François Victor Alphonse Aulard


Aulard, François Victor Alphonse

 

Born July 19, 1849, in Monbron; died Oct. 23, 1928, in Paris. French historian, authority on the French Revolution.

Educated as a philologist, Aulard taught in lycées in Nîmes and Nice from 1871 to 1876, and in universities in Aix-en-Provence, Montpellier, Dijon, and Poitiers from 1878 to 1884. In 1886 he went to the Sorbonne, where he held the first chair (established in 1885) of the history of the French Revolution, a post he retained until November 1922. In 1887 he became the editor of the journal of the Society of the History of the French Revolution, La Révolution française. In 1901 he published his main work, The French Revolution, a Political History (Russian translation, 4th ed., 1938), which is based on the study of an enormous amount of archival material.

Aulard introduced much that was new to the research of the history of the revolution, but he examined the entire course of the revolution from the single perspective of a conflict of ideas, a reflection of his idealist views. His critical approach to source materials and his skillful research technique were clearly evident, especially in the multivolume scholarly publications that he edited.
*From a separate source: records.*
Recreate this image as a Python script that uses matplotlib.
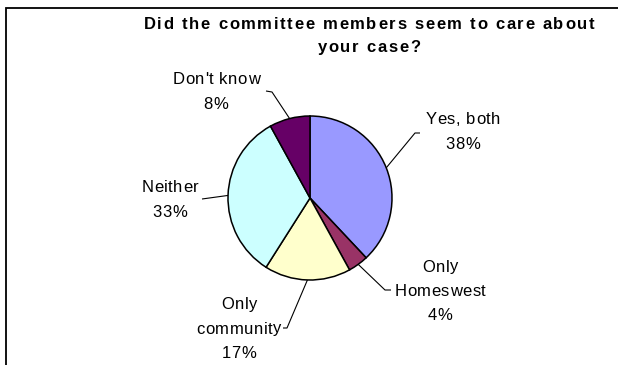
import matplotlib
matplotlib.use("Agg")
import matplotlib.pyplot as plt
import numpy as np
from matplotlib.patches import Rectangle
from matplotlib.transforms import Affine2D
from matplotlib.font_manager import FontProperties, findfont
from matplotlib.ft2font import FT2Font

try:
    from matplotlib.ft2font import LoadFlags
    NO_HINT = LoadFlags.NO_HINTING
except ImportError:
    from matplotlib.ft2font import LOAD_NO_HINTING as NO_HINT

# Survey answers, clockwise from 12 o'clock
categories = ["Yes, both", "Only\nHomeswest", "Only\ncommunity", "Neither", "Don't know"]
shares = [38, 4, 17, 33, 8]
colors = ["#9999FF", "#993366", "#FFFFCC", "#CCFFFF", "#660066"]
title_lines = ["Did the committee members seem to care about", "your case?"]

W, H, DPI = 618, 365, 100
CX, CY, R = 310, 198, 82  # pie centre and radius in pixels
FAMILY = "Liberation Sans"

fig = plt.figure(figsize=(W / DPI, H / DPI), dpi=DPI)
fig.patch.set_facecolor("white")
ax = fig.add_axes([0, 0, 1, 1])
ax.axis("off")

ax.pie(shares, colors=colors, startangle=90, counterclock=False,
       radius=1.0, center=(0, 0),
       wedgeprops=dict(edgecolor="black", linewidth=1.1))
ax.set_aspect("equal")
ax.set_xlim(-CX / R, (W - CX) / R)
ax.set_ylim(-(H - CY) / R, CY / R)

# pixel coordinates with the origin at the top-left corner
pix = Affine2D().scale(1 / W, -1 / H).translate(0, 1) + fig.transFigure


def px(x, y):
    return (x - CX) / R, (CY - y) / R


def tracked_line(x_center, y_center, s, size, weight="normal", tracking=0.0):
    """Draw one line of text centred on a point, with extra letter spacing."""
    prop = FontProperties(family=FAMILY, weight=weight, size=size)
    font = FT2Font(findfont(prop))
    font.set_size(size, DPI)
    adv = [font.load_char(ord(c), flags=NO_HINT).linearHoriAdvance / 65536
           for c in s]
    total = sum(adv) + tracking * (len(s) - 1)
    size_px = size * DPI / 72
    x = x_center - total / 2
    base = y_center + 0.36 * size_px
    for c, a in zip(s, adv):
        if c != " ":
            fig.text(x, base, c, transform=pix, fontproperties=prop,
                     ha="left", va="baseline", color="black")
        x += a + tracking


def tracked_block(x_center, y_center, lines, size, step, **kw):
    n = len(lines)
    for i, line in enumerate(lines):
        tracked_line(x_center, y_center + (i - (n - 1) / 2) * step, line, size, **kw)


# label block centre, elbow of the leader, end of the short tick next to the text
layout = [
    dict(text=(463, 130.5), elbow=(415, 133), tick=(420, 133)),
    dict(text=(440, 290), elbow=(385, 290), tick=(391, 290)),
    dict(text=(239, 327.5), elbow=(287, 328), tick=(283, 328)),
    dict(text=(170, 198.5), elbow=(202, 199), tick=(202, 199)),
    dict(text=(216, 90.5), elbow=(272, 92), tick=(266, 91)),
]

total = sum(shares)
cum = 0
for name, val, lay in zip(categories, shares, layout):
    mid = (cum + val / 2) / total
    cum += val
    theta = np.deg2rad(90 - 360 * mid)
    ex, ey = np.cos(theta), np.sin(theta)
    bx, by = px(*lay["elbow"])
    tx, ty = px(*lay["tick"])
    ax.plot([tx, bx, ex], [ty, by, ey], color="black", lw=0.8,
            solid_capstyle="butt")
    tracked_block(lay["text"][0], lay["text"][1],
                  name.split("\n") + [f"{val}%"], 12, 24.5, tracking=0.6)

tracked_block(369, 34.5, title_lines, 12, 23, weight="bold", tracking=1.67)

# chart frame
fig.patches.append(Rectangle((5.5 / W, -0.1), 1.2, 1 - 8.5 / H + 0.1,
                             transform=fig.transFigure, fill=False,
                             edgecolor="black", linewidth=1.3))

fig.savefig("out.png", dpi=DPI, facecolor="white")
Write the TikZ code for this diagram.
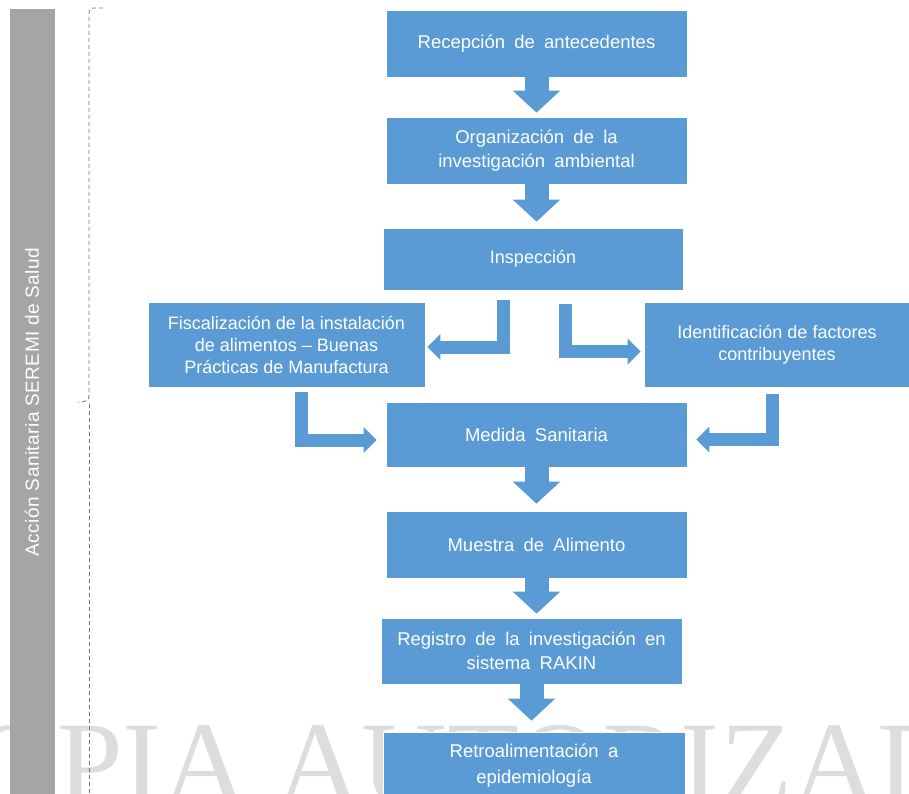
\documentclass[tikz,border=0pt]{standalone}
\usepackage{fontspec}
\setmainfont{Liberation Sans}
\newfontfamily\widefont[WordSpace=1.8]{Liberation Sans}
\newfontfamily\lanefont[LetterSpace=2.5]{Liberation Sans}
\newfontfamily\wmfont{Liberation Serif}
\usepackage{tikz}
\usetikzlibrary{arrows.meta,calc,positioning}

\definecolor{boxblue}{RGB}{91,155,213}
\definecolor{lanegray}{RGB}{165,165,165}
\definecolor{bracegray}{RGB}{118,118,118}
\definecolor{wmgray}{RGB}{221,221,221}

\tikzset{
  stepbox/.style={rectangle, fill=boxblue, draw=white, line width=0.6pt,
    text=white, font=\fontsize{18}{22}\selectfont, align=center, inner sep=0pt},
  widebox/.style={stepbox, font=\widefont\fontsize{18.5}{24}\selectfont},
  downarr/.style={draw=boxblue, line width=24pt, -{Triangle[width=46pt,length=22pt]}},
  bentarr/.style={draw=boxblue, line width=13pt, line join=miter, -{Triangle[width=25pt,length=13pt]}},
  lanebox/.style={rectangle, fill=lanegray, text=white, rotate=90, inner sep=0pt},
  bracket/.style={draw=bracegray, line width=0.8pt, dash pattern=on 4pt off 3pt},
}

\begin{document}
\begin{tikzpicture}[x=1pt,y=-1pt]
\clip (0,0) rectangle (909,793);
%%
% watermark
\node[anchor=base west, inner sep=0pt, text=wmgray, font=\wmfont\fontsize{118}{118}\selectfont] (wm) at (-107,803) {COPIA AUTORIZADA};
%%
% lane
\node[lanebox, minimum width=800pt, minimum height=45pt] (lane) at (32.5,409) {};
\node[text=white, rotate=90, font=\lanefont\fontsize{19}{22}\selectfont] (lanetxt) at (32,402) {Acción Sanitaria SEREMI de Salud};
% bracket
\draw[bracket] (103,8) -- (94,8) .. controls (90,8) and (89,10) .. (89,14) -- (89,396)
  .. controls (89,400) and (86,402) .. (78,402);
\draw[bracket] (89,404) -- (89,793);
%%
% steps
\node[widebox, minimum width=301pt, minimum height=67pt] (rec) at (536.5,43.5) {Recepción de antecedentes};
\node[widebox, minimum width=301pt, minimum height=67pt] (org) at (536.5,150.5) {Organización de la\\investigación ambiental};
\node[stepbox, minimum width=300pt, minimum height=62pt] (insp) at (533,259) {Inspección};
\node[stepbox, minimum width=277pt, minimum height=85pt] (fisc) at (286.5,344.5) {Fiscalización de la instalación\\de alimentos -- Buenas\\Prácticas de Manufactura};
\node[stepbox, minimum width=266pt, minimum height=85pt] (iden) at (777,344.5) {Identificación de factores\\contribuyentes};
\node[widebox, minimum width=301pt, minimum height=65pt] (med) at (536.5,434.5) {Medida Sanitaria};
\node[widebox, minimum width=301pt, minimum height=67pt] (mue) at (536.5,544.5) {Muestra de Alimento};
\node[widebox, minimum width=301pt, minimum height=66pt] (reg) at (531.5,651) {Registro de la investigación en\\sistema RAKIN};
\node[widebox, minimum width=302pt, minimum height=68pt, font=\widefont\fontsize{18.5}{26}\selectfont] (ret) at (534,766) {Retroalimentación a\\epidemiología};
%%
% straight arrows
\draw[downarr] (rec.south) -- ([yshift=4pt]org.north);
\draw[downarr] (org.south) -- ([yshift=6pt]org.south |- insp.north);
\draw[downarr] (med.south) -- ([yshift=7pt]mue.north);
\draw[downarr] (mue.south) -- ([yshift=4pt]mue.south |- reg.north);
\draw[downarr] (reg.south) -- ([yshift=11pt]reg.south |- ret.north);
% bent arrows
\draw[bentarr] ([xshift=-30pt,yshift=-10pt]insp.south) |- ([xshift=2pt,yshift=-2.5pt]fisc.east);
\draw[bentarr] ([xshift=32pt,yshift=-14pt]insp.south) |- ([xshift=-3pt,yshift=-7pt]iden.west);
\draw[bentarr] ([xshift=15pt,yshift=-5pt]fisc.south) |- ([xshift=-9pt,yshift=-5.5pt]med.west);
\draw[bentarr] ([xshift=-4.5pt,yshift=-7pt]iden.south) |- ([xshift=9pt,yshift=-5pt]med.east);
%
\end{tikzpicture}
\end{document}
In the early 1900’s his scholarly views underwent a change, manifested in a definite shift toward problems of the economic and social history of the revolution; in 1912–13 he began teaching a course at the Sorbonne on the social policy of the Convention. He came out sharply against H. Taine’s reactionary conception of the French Revolution, cogently demonstrating its groundlessness. During World War I (1914–18) he adopted a chauvinistic position. Although he was hostile to the Great October Socialist Revolution, he nevertheless spoke out in 1919 against the anti-Soviet intervention of the imperialist powers and condemned the campaign of slander against the young Soviet state.

WORKS

Études et leçons sur la Révolution française, séries 1–7. Paris, 1893–1913.
La Révolution française et le régime féodal. Paris, 1919.
Taine, historien de la Révolution française. Paris, 1907.